Similar volunteer programs are being implemented in Alabama, Florida, Illinois  and Texas. Programs are being planned for stations in Indiana, Kansas, Minnesota and North Carolina.

Some programs will be new while others will build upon the work of existing programs.

East Lansing Agent Service Ends Monday

October 28, 2018

The Amtrak agent in East Lansing, Michigan, will be removed effective Oct. 29.

Amtrak said passengers boarding or people meeting detraining passengers from the Chicago-Port Huron, Michigan Blue Water will continue to have access to the station’s waiting area and restrooms each day.

The access for westbound Train 365 will begin at 7 a.m. while access for eastbound Train 364 will state at 8 p.m.

 

East Lansing Ticket Office Closing Oct. 29

October 19, 2018

Amtrak will remove its ticket agent from the East Lansing, Michigan, station on Oct. 29.

A caretaker will continue to open the waiting room at the station.

Passengers will be able to buy tickets from a self-serve kiosk at the station or make reservations at Amtrak.com, on the Amtrak mobile app, or by phone at 800-872-7245.

East Lansing is served by the Chicago-Port Huron, Michigan, Blue Water. It also as connecting bus service to Amtrak’s Wolverine Service trains that operate between Chicago and Detroit.

 

Lamy Ticket Office Now Closed

August 13, 2018

Another Amtrak ticket office has closed. On Aug. 3 Amtrak pulled its agents from Lamy, New Mexico, on the route of the Southwest Chief.

The closing of the Lamy office had been announced earlier and set for July 31, but the closing was moved back a few days.

In a service advisory Amtrak said passengers for Nos. 3 and 4 will continue to have access to the station waiting area and restrooms for all train arrivals and departures.
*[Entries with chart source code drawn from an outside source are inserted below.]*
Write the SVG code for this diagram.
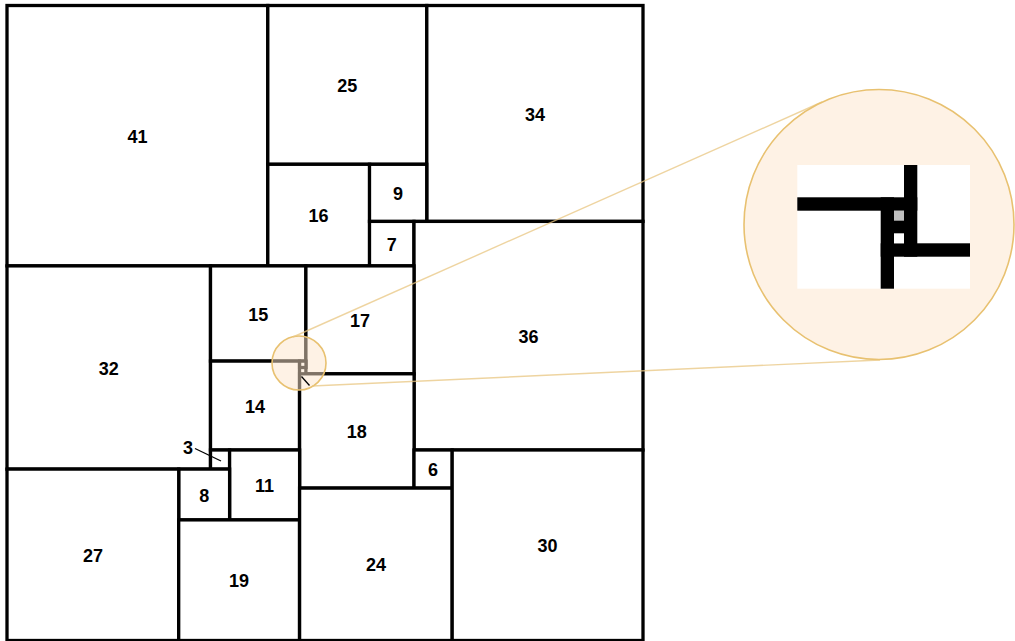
<svg xmlns="http://www.w3.org/2000/svg" width="1015" height="641" viewBox="0 0 1015 641">
<style>
.sq{fill:#fff;stroke:#000;stroke-width:3.3}
.lb{font-family:"Liberation Sans",Arial,sans-serif;font-weight:bold;font-size:18px;fill:#000;text-anchor:middle}
.ptr{stroke:#000;stroke-width:1.3;fill:none}
.lens{fill:#fde5cc;fill-opacity:0.5;stroke:#e8c170;stroke-width:1.6}
.zl{stroke:#e8c680;stroke-width:1.4;stroke-opacity:0.75;fill:none}
.bar{fill:#000}
</style>
<rect width="1015" height="641" fill="#fff"/>
<g id="sq41"><rect class="sq" x="7" y="5.5" width="260.8" height="260.4"/><text class="lb" x="137.4" y="143">41</text></g>
<g id="sq25"><rect class="sq" x="267.8" y="5.5" width="159" height="158.8"/><text class="lb" x="347.3" y="92">25</text></g>
<g id="sq34"><rect class="sq" x="426.8" y="5.5" width="216.2" height="215.9"/><text class="lb" x="534.9" y="120.5">34</text></g>
<g id="sq16"><rect class="sq" x="267.8" y="164.3" width="101.8" height="101.6"/><text class="lb" x="318.6" y="222">16</text></g>
<g id="sq9"><rect class="sq" x="369.5" y="164.3" width="57.2" height="57.2"/><text class="lb" x="398.1" y="199.8">9</text></g>
<g id="sq7"><rect class="sq" x="369.5" y="221.4" width="44.5" height="44.5"/><text class="lb" x="391.8" y="250.6">7</text></g>
<g id="sq36"><rect class="sq" x="414" y="221.4" width="229" height="228.6"/><text class="lb" x="528.5" y="342.7">36</text></g>
<g id="sq32"><rect class="sq" x="7" y="265.9" width="203.5" height="203.2"/><text class="lb" x="108.8" y="374.5">32</text></g>
<g id="sq15"><rect class="sq" x="210.5" y="265.9" width="95.4" height="95.2"/><text class="lb" x="258.2" y="320.5">15</text></g>
<g id="sq17"><rect class="sq" x="305.9" y="265.9" width="108.1" height="108"/><text class="lb" x="360" y="326.8">17</text></g>
<g id="sq14"><rect class="sq" x="210.5" y="361.1" width="89" height="88.9"/><text class="lb" x="255" y="412.5">14</text></g>
<g id="sq1"><rect class="sq" x="299.6" y="361.1" width="6.4" height="6.4"/><text class="lb" x="313.5" y="404">1</text></g>
<g id="sq18"><rect class="sq" x="299.6" y="373.8" width="114.5" height="114.3"/><text class="lb" x="356.8" y="438">18</text></g>
<g id="sq3"><rect class="sq" x="210.5" y="450" width="19.1" height="19.1"/><text class="lb" x="188" y="453.5">3</text></g>
<g id="sq11"><rect class="sq" x="229.6" y="450" width="70" height="69.9"/><text class="lb" x="264.6" y="492">11</text></g>
<g id="sq8"><rect class="sq" x="178.7" y="469.1" width="50.9" height="50.8"/><text class="lb" x="204.2" y="501.5">8</text></g>
<g id="sq6"><rect class="sq" x="414" y="450" width="38.2" height="38.1"/><text class="lb" x="433.1" y="476">6</text></g>
<g id="sq27"><rect class="sq" x="7" y="469.1" width="171.7" height="171.4"/><text class="lb" x="92.9" y="561.8">27</text></g>
<g id="sq19"><rect class="sq" x="178.7" y="519.9" width="120.8" height="120.6"/><text class="lb" x="239.1" y="587.2">19</text></g>
<g id="sq24"><rect class="sq" x="299.6" y="488.1" width="152.6" height="152.4"/><text class="lb" x="375.9" y="571.3">24</text></g>
<g id="sq30"><rect class="sq" x="452.2" y="450" width="190.8" height="190.5"/><text class="lb" x="547.6" y="552.3">30</text></g>
<g id="lens-small"><circle class="lens" cx="299" cy="363" r="27"/></g>
<g id="connectors">
<line class="ptr" x1="195" y1="448.5" x2="221" y2="461"/>
<line class="ptr" x1="301.5" y1="376.5" x2="309.5" y2="385.5"/>
<line class="zl" x1="293" y1="337" x2="822" y2="102"/>
<line class="zl" x1="312" y1="386" x2="880" y2="360"/>
</g>
<g id="lens-big">
<circle class="lens" cx="879" cy="224.5" r="135"/>
<rect x="797.3" y="165" width="172.7" height="123.7" fill="#fff"/>
<rect class="bar" x="797.3" y="197.3" width="120" height="13.4"/>
<rect class="bar" x="904" y="165" width="13.3" height="91.7"/>
<rect class="bar" x="880.7" y="243.3" width="89.3" height="13.4"/>
<rect class="bar" x="880.7" y="197.3" width="13.3" height="91.4"/>
<rect class="bar" x="894" y="210.7" width="10" height="32.6"/>
<rect x="894" y="210.7" width="10" height="10" fill="#c0c0c0"/>
<rect x="894" y="233.3" width="10" height="10" fill="#fff"/>
</g>
</svg>
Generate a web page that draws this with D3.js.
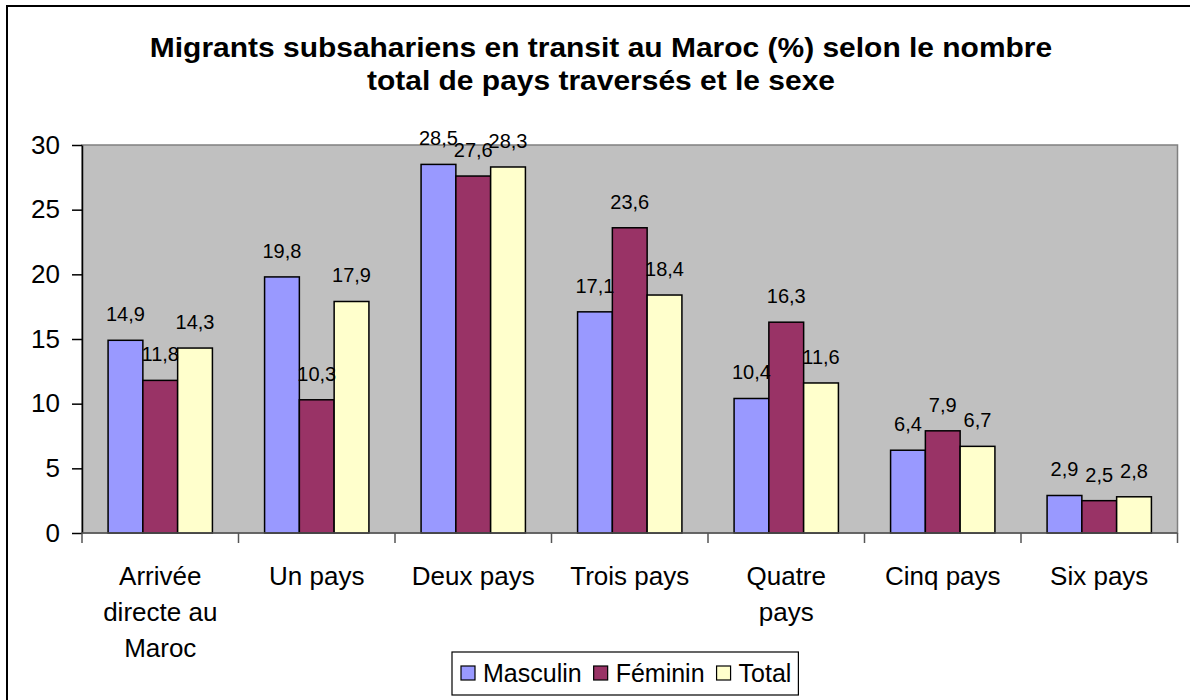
<!DOCTYPE html>
<html>
<head>
<meta charset="utf-8">
<script src="https://cdn.jsdelivr.net/npm/d3@7"></script>
<style>
  body { margin: 0; background: #fff; }
  svg { display: block; font-family: "Liberation Sans", Arial, sans-serif; }
</style>
</head>
<body>
<svg id="chart" width="1190" height="700"></svg>
<script>
// Data
var categories = ['Arrivée directe au Maroc', 'Un pays', 'Deux pays', 'Trois pays',
                  'Quatre pays', 'Cinq pays', 'Six pays'];
var series = ['Masculin', 'Féminin', 'Total'];
var masculin = [14.9, 19.8, 28.5, 17.1, 10.4, 6.4, 2.9];
var feminin  = [11.8, 10.3, 27.6, 23.6, 16.3, 7.9, 2.5];
var total    = [14.3, 17.9, 28.3, 18.4, 11.6, 6.7, 2.8];
var yTicks = [0, 5, 10, 15, 20, 25, 30];
var titleLines = ['Migrants subsahariens en transit au Maroc (%) selon le nombre',
                  'total de pays traversés et le sexe'];

var values = [masculin, feminin, total];
var colors = ['#9999FF', '#993366', '#FFFFCC'];

var svg = d3.select('#chart');

// outer frame (right and bottom edges fall outside the picture)
svg.append('rect')
    .attr('x', 7).attr('y', 6)
    .attr('width', 1200).attr('height', 710)
    .attr('fill', '#fff').attr('stroke', '#000').attr('stroke-width', 2);

// title (slightly stretched horizontally like the original)
svg.append('g')
    .attr('transform', 'translate(601,0) scale(1.11,1)')
    .append('text')
    .attr('text-anchor', 'middle')
    .attr('font-weight', 'bold')
    .attr('font-size', 27)
    .selectAll('tspan')
    .data(titleLines)
    .enter().append('tspan')
    .attr('x', 0)
    .attr('y', function(d, i) { return 57 + i * 33; })
    .text(function(d) { return d; });

var plotLeft = 82, plotRight = 1177.5, plotTop = 145, plotBottom = 533;

var x = d3.scaleBand().domain(categories).range([plotLeft, plotRight]);
var x1 = d3.scaleBand().domain(series).range([0, x.bandwidth()]).paddingOuter(0.75);
var y = d3.scaleLinear().domain([0, 30]).range([plotBottom, plotTop]);

// plot area
svg.append('rect')
    .attr('x', plotLeft).attr('y', plotTop)
    .attr('width', plotRight - plotLeft).attr('height', plotBottom - plotTop)
    .attr('fill', '#C0C0C0').attr('stroke', '#808080').attr('stroke-width', 1.5);

// bars
var rows = categories.map(function(c, i) {
    return { cat: c, vals: series.map(function(s, j) { return { s: s, j: j, v: values[j][i] }; }) };
});

var groups = svg.selectAll('.grp')
    .data(rows)
    .enter().append('g')
    .attr('class', 'grp')
    .attr('transform', function(d) { return 'translate(' + x(d.cat) + ',0)'; });

groups.selectAll('rect')
    .data(function(d) { return d.vals; })
    .enter().append('rect')
    .attr('x', function(d) { return x1(d.s); })
    .attr('y', function(d) { return y(d.v); })
    .attr('width', x1.bandwidth())
    .attr('height', function(d) { return plotBottom - y(d.v); })
    .attr('fill', function(d) { return colors[d.j]; })
    .attr('stroke', '#000')
    .attr('stroke-width', 1.5);

groups.selectAll('text')
    .data(function(d) { return d.vals; })
    .enter().append('text')
    .attr('x', function(d) { return x1(d.s) + x1.bandwidth() / 2; })
    .attr('y', function(d) { return y(d.v) - 19; })
    .attr('text-anchor', 'middle')
    .attr('font-size', 20)
    .text(function(d) { return String(d.v).replace('.', ','); });

// y axis
var yAxis = svg.append('g')
    .attr('transform', 'translate(' + plotLeft + ',0)')
    .call(d3.axisLeft(y).tickValues(yTicks).tickSize(10).tickPadding(12).tickSizeOuter(0));
yAxis.select('.domain').attr('stroke', '#000').attr('stroke-width', 1.5);
yAxis.selectAll('.tick line').attr('stroke', '#000').attr('stroke-width', 1.5);
yAxis.selectAll('.tick text')
    .attr('font-size', 26)
    .attr('font-family', '"Liberation Sans", Arial, sans-serif')
    .attr('fill', '#000');

// x axis line and boundary ticks
svg.append('line')
    .attr('x1', plotLeft).attr('x2', plotRight)
    .attr('y1', plotBottom).attr('y2', plotBottom)
    .attr('stroke', '#555').attr('stroke-width', 1.5);

var bounds = categories.map(function(c) { return x(c); }).concat([plotRight]);
svg.selectAll('.xtick')
    .data(bounds)
    .enter().append('line')
    .attr('class', 'xtick')
    .attr('x1', function(d) { return d; }).attr('x2', function(d) { return d; })
    .attr('y1', plotBottom).attr('y2', plotBottom + 10)
    .attr('stroke', '#555').attr('stroke-width', 1.5);

// category labels with wrapping
function wrap(sel, width) {
    sel.each(function() {
        var text = d3.select(this);
        var words = text.text().split(/\s+/);
        var cx = text.attr('x');
        var y0 = +text.attr('y');
        text.text(null);
        var line = [];
        var lineNo = 0;
        var tspan = text.append('tspan').attr('x', cx).attr('y', y0);
        words.forEach(function(w) {
            line.push(w);
            tspan.text(line.join(' '));
            if (tspan.node().getComputedTextLength() > width && line.length > 1) {
                line.pop();
                tspan.text(line.join(' '));
                line = [w];
                lineNo++;
                tspan = text.append('tspan').attr('x', cx).attr('y', y0 + lineNo * 36).text(w);
            }
        });
    });
}

svg.selectAll('.cat')
    .data(categories)
    .enter().append('text')
    .attr('class', 'cat')
    .attr('x', function(d) { return x(d) + x.bandwidth() / 2; })
    .attr('y', 585)
    .attr('text-anchor', 'middle')
    .attr('font-size', 26)
    .text(function(d) { return d; })
    .call(wrap, 132);

// legend
var legend = svg.append('g');
var legBox = legend.append('rect')
    .attr('y', 652).attr('height', 43)
    .attr('fill', '#fff').attr('stroke', '#000').attr('stroke-width', 1.2);

var lx = 461;
series.forEach(function(s, i) {
    legend.append('rect')
        .attr('x', lx).attr('y', 666)
        .attr('width', 14).attr('height', 14)
        .attr('fill', colors[i]).attr('stroke', '#000').attr('stroke-width', 1.2);
    var t = legend.append('text')
        .attr('x', lx + 22).attr('y', 682)
        .attr('font-size', 25)
        .text(s);
    lx = lx + 22 + t.node().getComputedTextLength() + 12;
});
legBox.attr('x', 452).attr('width', lx - 12 + 7 - 452);
</script>
</body>
</html>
The station is open daily from noon to 3 p.m. Amtrak personnel on the train will assist customers boarding and detraining but unaccompanied minors will not be allowed to board at this station.

Ticket options include buying with a credit card from Amtrak reservations or at the Amtrak website. Passengers paying cash can pay for tickets on the train but such tickets will be priced at the highest fare and subject to availability.

Checked baggage is no longer handled at Lamy. Nearest full-service station is in Albuquerque, about an hour southwest of Lamy.

Amendment Would Restore Ticket Agents

July 30, 2018

An Amendment introduced by two Ohio U.S. Senators would direct Amtrak to restore a ticket agent in Cincinnati.

The amendment to the transportation appropriations bill that would require Amtrak to staff stations that averaged 25 passengers a day over the last five years

Introduced on July 26 by Sen. Sherrod Brown and Sen. Rob Portman, the measure would also affect the following stations that lost their ticket agents earlier this year: Tuscaloosa, Alabama; Ottumwa, Iowa; Topeka, Kansas; Hammond, Louisiana; Meridian, Mississippi; Havre, Montana; Shelby, Montona; Lamy, New Mexico; Marshall, Texas; and Charleston, West Virginia.

The amendment to the Transportation, Housing and Urban Development appropriations bill is under consideration.

Cincinnati is served by Amtrak’s tri-weekly Chicago-Washington Cardinal.